Nestle (NESN.S) has launched a review of its underperforming vitamins business that could lead to the divestment of some brands, it said on Thursday, after reporting its first-half sales volumes grew more slowly than analysts expected.
Shares in Nestle, the world’s biggest food producer, fell to a six-month low in early market trade and were 4.7 per cent lower by 0950 GMT.
As the economic downturn globally has squeezed customers and driven them to cheaper alternatives, the Swiss-based maker of KitKat chocolate bars, Nespresso coffee and Maggi seasoning has found it harder to sell its branded projects.
Thursday’s results add to investor pressure on CEO Laurent Freixe to revive the company’s share price and sales. Since his appointment in August last year, Nestle’s share price has lagged rivals, including Unilever (ULVR.L) and Danone (DANO.PA).
The Swiss company on Thursday maintained its 2025 outlook, saying it expects organic sales growth to improve.
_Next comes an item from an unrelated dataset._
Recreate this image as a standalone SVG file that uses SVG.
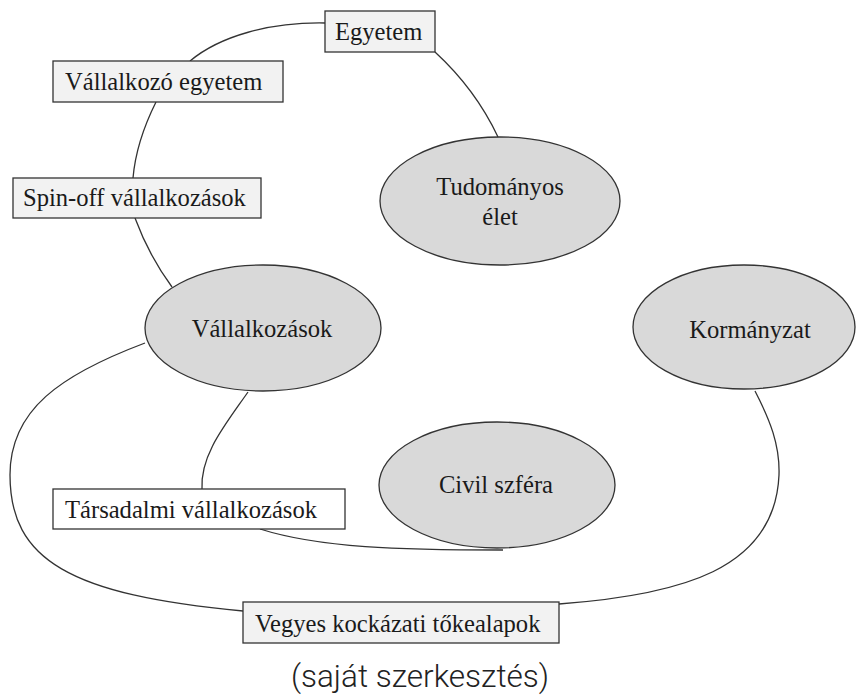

It estimated an underlying trading operating profit margin at or above 16 per cent, including the negative impact from tariffs and current FX rates.
Nestle’s Vitamins, Minerals and Supplements business generates around 1 billion Swiss francs ($1.26 billion) in annual sales, Nestle said.
VMS is part of Nestle’s wider Nutrition and Health Science division, which accounted for a little more than 16 per cent of group sales in the first half and recorded a decline in real internal growth – or sales volumes – of 0.8 per cent.
“We have launched a strategic review of our underperforming mainstream and value brands, including Nature’s Bounty, Osteo Bi-Flex, Puritan’s Pride, and US private label, which may result in the divestment of these brands,” Nestle said.
Freixe said Nestle would focus on its global premium VMS brands and that a potential divestment of the others could happen in 2026.
“To us, the highest potential is at the premium end,” Freixe told reporters.
GROWTH DISAPPOINTS
Nestle said that first-half organic sales growth, which excludes the impact of currency movements and acquisitions, rose 2.9 per cent in the six months through June, just above the average of analysts’ forecasts of 2.8 per cent.
But real internal growth, or RIG, was 0.2 per cent, below the consensus forecast of 0.4 per cent, reflecting softer demand as customers baulk at price increases.
Total reported sales decreased by 1.8 per cent to 44.2 billion Swiss francs, compared to analyst expectations of 44.6 billion francs, a drop Nestle attributed in part to the negative impact of 4.7 per cent from foreign exchange as the Swiss franc has strengthened this year.
Nestle’s 2.7 per cent price increases were above the average analyst estimate of 2.5 per cent.
“The headline will be the negative RIG of -0.3 per cent in Q2 when most investors were positioned for a positive number,” Barclays analysts said in a note. “This will be seen as a bit disappointing.”
Despite the “negative surprise” in Nestle’s Health Science unit, Vontobel analysts said the overall results would likely reassure investors that Nestle is on the long road to recovery.